>> Begin
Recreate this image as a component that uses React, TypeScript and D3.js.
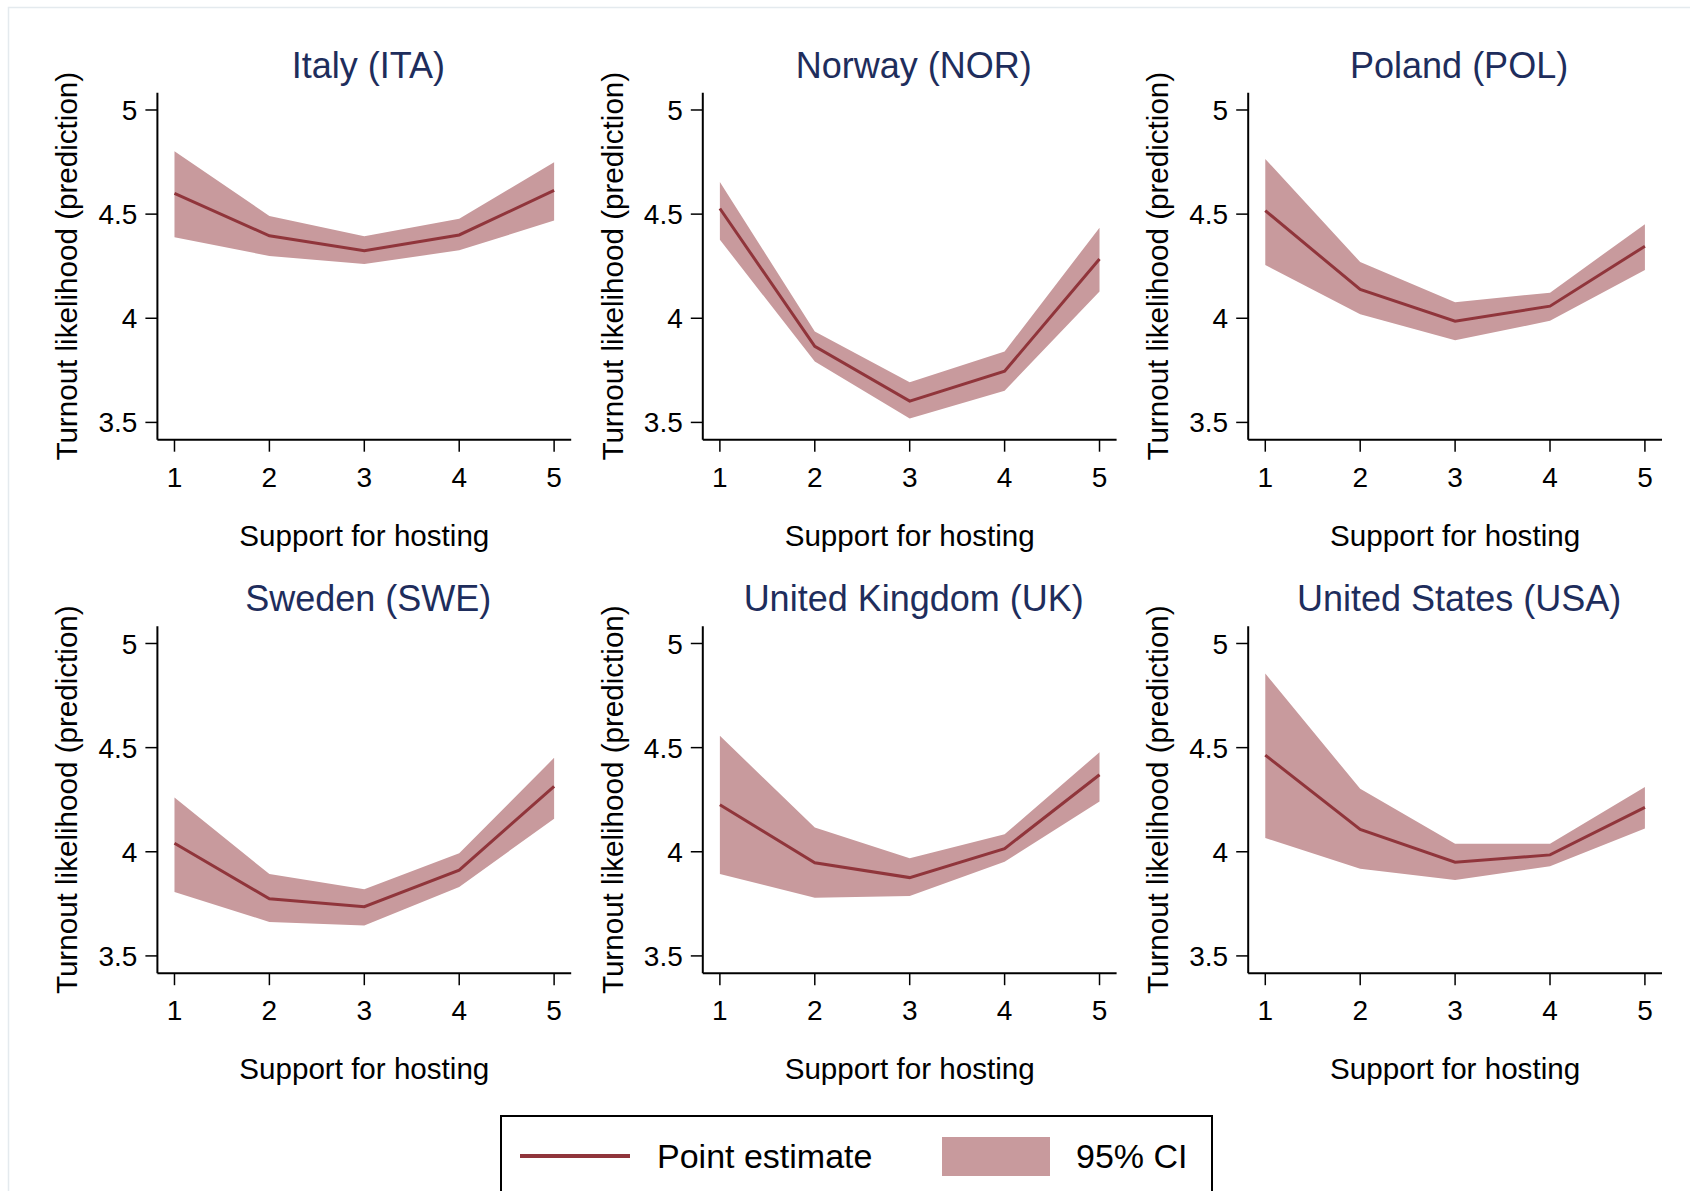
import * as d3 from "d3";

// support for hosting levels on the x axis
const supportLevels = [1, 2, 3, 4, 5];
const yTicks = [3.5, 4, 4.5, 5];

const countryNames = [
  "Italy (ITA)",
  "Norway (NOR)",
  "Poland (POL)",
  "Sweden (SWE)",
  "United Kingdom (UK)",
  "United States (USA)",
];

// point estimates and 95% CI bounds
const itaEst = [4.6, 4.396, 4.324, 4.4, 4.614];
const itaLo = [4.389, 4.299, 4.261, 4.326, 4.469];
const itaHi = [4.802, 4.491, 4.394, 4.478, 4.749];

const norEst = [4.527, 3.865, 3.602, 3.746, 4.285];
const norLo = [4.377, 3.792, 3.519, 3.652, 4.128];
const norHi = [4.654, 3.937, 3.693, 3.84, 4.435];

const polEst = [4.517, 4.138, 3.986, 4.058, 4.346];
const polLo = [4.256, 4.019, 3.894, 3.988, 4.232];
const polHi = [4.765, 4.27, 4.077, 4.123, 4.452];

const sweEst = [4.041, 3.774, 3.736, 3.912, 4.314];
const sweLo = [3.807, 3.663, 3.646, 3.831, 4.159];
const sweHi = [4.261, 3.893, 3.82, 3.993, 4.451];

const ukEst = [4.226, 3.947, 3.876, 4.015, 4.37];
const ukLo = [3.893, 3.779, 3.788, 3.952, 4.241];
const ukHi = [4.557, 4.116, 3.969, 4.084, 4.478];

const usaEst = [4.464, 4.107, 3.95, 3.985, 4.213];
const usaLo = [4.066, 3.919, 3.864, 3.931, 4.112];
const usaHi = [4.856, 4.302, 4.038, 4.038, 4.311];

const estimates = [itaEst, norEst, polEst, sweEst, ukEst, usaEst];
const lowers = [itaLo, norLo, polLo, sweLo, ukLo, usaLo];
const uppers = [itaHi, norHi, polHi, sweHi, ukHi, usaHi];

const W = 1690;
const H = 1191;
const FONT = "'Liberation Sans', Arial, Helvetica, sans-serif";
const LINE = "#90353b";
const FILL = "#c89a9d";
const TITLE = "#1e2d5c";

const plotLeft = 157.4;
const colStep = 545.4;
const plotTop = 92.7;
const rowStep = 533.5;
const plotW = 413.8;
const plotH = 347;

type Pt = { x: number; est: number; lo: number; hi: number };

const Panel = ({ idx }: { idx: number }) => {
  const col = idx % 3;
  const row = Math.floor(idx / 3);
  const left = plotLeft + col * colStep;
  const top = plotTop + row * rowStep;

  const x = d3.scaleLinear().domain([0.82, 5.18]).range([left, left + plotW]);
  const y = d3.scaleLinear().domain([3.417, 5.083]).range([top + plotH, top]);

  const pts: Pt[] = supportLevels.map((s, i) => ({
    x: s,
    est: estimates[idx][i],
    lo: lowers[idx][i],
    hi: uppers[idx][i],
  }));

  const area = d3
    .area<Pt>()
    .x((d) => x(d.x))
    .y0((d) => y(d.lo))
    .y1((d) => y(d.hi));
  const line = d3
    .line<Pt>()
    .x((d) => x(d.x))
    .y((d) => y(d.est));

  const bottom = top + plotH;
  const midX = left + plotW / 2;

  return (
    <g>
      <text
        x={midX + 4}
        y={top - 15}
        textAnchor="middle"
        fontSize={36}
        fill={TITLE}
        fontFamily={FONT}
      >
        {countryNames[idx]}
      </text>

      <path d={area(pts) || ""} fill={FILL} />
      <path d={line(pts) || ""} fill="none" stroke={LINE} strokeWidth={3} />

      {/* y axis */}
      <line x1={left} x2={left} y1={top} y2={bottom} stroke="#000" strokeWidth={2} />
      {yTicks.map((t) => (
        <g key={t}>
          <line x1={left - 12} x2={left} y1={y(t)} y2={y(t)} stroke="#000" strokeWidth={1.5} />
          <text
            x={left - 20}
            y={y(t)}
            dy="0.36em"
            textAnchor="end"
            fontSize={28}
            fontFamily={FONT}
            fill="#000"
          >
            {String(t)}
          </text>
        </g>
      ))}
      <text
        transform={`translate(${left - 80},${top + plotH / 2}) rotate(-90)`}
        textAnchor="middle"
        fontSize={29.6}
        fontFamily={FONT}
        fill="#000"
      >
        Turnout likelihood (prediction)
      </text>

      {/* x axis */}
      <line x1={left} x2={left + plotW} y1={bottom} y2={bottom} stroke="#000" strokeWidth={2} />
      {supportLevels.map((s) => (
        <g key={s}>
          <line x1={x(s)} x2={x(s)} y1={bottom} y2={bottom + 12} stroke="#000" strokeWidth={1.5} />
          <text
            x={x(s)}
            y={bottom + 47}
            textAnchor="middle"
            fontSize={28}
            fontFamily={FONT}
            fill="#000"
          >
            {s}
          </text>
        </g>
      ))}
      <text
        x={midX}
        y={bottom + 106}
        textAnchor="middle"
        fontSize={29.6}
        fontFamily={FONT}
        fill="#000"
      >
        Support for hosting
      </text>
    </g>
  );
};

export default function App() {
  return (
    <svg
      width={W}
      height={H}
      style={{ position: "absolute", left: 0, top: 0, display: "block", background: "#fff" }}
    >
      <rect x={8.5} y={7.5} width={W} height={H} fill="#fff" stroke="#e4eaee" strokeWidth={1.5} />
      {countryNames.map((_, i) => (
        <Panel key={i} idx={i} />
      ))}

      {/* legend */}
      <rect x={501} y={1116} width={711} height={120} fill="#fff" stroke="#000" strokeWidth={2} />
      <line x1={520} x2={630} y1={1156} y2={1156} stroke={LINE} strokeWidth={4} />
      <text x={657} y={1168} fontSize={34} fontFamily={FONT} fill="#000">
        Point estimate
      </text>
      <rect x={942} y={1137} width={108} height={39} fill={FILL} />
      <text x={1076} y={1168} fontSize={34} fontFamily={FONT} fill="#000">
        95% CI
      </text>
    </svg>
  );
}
>> End
>> Begin
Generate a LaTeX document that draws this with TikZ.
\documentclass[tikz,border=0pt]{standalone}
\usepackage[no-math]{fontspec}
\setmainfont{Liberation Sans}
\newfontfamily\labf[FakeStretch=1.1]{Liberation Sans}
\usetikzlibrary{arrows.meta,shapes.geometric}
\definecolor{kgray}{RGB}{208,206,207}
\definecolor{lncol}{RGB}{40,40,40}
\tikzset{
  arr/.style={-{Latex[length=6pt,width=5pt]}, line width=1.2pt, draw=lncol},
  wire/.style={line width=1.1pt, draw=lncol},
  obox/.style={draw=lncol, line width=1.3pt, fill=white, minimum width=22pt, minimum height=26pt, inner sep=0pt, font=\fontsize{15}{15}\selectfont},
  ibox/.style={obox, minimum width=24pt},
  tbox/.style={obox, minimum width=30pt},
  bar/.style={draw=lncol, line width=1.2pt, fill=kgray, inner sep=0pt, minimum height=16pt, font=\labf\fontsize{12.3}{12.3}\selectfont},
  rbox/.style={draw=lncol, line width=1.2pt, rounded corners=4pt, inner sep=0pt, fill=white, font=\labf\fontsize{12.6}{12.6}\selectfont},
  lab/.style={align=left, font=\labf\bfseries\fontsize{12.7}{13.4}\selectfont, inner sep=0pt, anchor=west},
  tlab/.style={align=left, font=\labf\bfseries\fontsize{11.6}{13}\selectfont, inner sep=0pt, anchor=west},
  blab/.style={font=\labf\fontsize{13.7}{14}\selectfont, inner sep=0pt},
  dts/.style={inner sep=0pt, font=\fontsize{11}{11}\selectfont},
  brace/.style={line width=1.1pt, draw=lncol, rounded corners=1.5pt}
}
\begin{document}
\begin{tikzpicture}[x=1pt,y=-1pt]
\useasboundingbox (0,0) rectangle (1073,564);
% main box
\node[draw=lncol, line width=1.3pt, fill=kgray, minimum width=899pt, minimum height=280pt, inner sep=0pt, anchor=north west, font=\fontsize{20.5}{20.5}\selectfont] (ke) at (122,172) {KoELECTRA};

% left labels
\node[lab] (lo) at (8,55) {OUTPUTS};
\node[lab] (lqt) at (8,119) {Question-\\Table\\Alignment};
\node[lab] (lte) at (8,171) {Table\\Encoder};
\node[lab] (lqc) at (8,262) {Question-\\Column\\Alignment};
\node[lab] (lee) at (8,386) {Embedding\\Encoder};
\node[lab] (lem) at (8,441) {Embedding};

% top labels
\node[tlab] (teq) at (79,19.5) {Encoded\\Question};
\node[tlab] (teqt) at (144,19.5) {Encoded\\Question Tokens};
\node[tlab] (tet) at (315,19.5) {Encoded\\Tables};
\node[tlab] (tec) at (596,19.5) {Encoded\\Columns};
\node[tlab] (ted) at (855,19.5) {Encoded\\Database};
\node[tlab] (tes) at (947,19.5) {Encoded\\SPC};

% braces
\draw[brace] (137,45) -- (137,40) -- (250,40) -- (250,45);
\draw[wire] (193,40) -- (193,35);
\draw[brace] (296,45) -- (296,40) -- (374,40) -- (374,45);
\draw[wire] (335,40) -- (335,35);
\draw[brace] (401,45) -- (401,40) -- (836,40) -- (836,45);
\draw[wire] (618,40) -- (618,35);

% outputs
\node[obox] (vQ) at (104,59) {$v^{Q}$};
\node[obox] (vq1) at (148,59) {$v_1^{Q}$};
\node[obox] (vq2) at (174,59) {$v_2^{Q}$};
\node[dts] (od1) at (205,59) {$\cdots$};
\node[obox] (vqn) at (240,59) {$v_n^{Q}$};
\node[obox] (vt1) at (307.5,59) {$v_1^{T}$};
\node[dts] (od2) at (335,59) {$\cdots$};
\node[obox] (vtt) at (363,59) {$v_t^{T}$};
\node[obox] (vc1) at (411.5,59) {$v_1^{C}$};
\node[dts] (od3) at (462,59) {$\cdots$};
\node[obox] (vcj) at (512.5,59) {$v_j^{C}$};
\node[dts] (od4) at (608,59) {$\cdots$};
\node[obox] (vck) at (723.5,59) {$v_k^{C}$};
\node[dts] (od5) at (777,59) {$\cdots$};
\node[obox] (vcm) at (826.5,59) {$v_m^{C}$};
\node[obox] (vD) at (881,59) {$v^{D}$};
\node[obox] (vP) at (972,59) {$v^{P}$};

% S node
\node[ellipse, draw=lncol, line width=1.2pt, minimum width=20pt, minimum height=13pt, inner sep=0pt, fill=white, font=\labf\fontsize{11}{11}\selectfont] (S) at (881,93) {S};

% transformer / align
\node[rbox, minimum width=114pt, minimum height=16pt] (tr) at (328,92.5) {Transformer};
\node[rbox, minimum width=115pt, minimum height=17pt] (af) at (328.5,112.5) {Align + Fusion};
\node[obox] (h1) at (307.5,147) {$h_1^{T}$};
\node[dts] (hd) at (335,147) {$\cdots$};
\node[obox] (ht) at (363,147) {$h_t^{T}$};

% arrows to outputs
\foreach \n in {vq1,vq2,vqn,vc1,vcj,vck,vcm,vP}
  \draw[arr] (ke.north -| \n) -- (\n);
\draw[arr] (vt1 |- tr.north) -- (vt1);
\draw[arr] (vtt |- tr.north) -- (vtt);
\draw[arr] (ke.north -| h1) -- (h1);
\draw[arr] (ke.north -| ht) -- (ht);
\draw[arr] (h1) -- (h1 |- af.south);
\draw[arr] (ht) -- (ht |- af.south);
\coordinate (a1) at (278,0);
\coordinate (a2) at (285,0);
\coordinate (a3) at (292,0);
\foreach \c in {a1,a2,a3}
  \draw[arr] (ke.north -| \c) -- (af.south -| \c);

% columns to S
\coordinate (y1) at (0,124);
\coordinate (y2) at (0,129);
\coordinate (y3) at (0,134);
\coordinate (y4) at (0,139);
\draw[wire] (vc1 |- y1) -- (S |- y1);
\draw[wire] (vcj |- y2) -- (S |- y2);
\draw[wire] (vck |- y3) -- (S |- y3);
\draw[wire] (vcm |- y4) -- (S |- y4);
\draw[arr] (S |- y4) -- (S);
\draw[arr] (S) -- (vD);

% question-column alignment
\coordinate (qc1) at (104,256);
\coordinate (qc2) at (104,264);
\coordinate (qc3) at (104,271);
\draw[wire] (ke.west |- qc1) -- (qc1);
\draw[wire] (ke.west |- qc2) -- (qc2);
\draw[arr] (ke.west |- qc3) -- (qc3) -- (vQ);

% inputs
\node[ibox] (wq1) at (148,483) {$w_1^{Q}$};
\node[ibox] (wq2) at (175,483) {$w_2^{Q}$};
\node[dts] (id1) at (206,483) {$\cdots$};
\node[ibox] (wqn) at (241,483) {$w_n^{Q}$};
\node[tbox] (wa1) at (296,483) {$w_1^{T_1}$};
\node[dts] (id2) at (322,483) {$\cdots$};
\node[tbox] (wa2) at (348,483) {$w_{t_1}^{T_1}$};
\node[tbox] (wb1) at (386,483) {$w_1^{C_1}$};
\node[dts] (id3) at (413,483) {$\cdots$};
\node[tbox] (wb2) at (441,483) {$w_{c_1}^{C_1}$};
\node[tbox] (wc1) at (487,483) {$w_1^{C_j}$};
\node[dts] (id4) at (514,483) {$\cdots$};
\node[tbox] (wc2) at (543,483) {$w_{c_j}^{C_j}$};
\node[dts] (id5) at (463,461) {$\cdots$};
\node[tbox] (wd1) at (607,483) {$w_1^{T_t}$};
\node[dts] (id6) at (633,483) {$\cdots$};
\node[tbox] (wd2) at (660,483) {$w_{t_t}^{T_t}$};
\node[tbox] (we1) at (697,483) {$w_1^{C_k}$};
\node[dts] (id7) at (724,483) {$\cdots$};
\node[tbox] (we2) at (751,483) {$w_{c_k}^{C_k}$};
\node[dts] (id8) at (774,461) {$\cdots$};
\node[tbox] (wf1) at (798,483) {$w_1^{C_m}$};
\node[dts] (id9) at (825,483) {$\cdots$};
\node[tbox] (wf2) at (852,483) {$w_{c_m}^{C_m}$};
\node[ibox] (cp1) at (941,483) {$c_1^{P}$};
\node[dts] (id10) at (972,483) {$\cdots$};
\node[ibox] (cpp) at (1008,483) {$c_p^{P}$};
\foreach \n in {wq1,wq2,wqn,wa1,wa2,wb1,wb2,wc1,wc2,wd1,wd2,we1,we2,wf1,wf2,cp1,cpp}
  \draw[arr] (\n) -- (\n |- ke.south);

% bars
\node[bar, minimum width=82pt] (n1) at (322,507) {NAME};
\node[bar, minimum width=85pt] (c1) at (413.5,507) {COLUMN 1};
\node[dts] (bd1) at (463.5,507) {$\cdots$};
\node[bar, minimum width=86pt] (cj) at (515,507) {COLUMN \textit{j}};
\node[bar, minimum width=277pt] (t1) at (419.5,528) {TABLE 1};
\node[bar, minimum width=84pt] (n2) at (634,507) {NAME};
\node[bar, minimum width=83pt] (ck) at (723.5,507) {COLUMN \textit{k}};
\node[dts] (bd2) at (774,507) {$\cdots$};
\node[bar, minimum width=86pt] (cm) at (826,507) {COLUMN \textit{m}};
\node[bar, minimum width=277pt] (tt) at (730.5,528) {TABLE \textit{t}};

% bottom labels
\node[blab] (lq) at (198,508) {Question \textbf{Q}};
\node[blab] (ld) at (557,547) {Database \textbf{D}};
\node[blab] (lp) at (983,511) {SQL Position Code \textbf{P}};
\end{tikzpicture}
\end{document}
>> End
Leave the pictures out and copy exactly the lines from the one with "Recreate this image" through the one with "const polHi = [4.765, 4.27, 4.077, 4.123, 4.452];", nothing more.

EXERCISE RESPONSE:
Recreate this image as a component that uses React, TypeScript and D3.js.
import * as d3 from "d3";

// support for hosting levels on the x axis
const supportLevels = [1, 2, 3, 4, 5];
const yTicks = [3.5, 4, 4.5, 5];

const countryNames = [
  "Italy (ITA)",
  "Norway (NOR)",
  "Poland (POL)",
  "Sweden (SWE)",
  "United Kingdom (UK)",
  "United States (USA)",
];

// point estimates and 95% CI bounds
const itaEst = [4.6, 4.396, 4.324, 4.4, 4.614];
const itaLo = [4.389, 4.299, 4.261, 4.326, 4.469];
const itaHi = [4.802, 4.491, 4.394, 4.478, 4.749];

const norEst = [4.527, 3.865, 3.602, 3.746, 4.285];
const norLo = [4.377, 3.792, 3.519, 3.652, 4.128];
const norHi = [4.654, 3.937, 3.693, 3.84, 4.435];

const polEst = [4.517, 4.138, 3.986, 4.058, 4.346];
const polLo = [4.256, 4.019, 3.894, 3.988, 4.232];
const polHi = [4.765, 4.27, 4.077, 4.123, 4.452];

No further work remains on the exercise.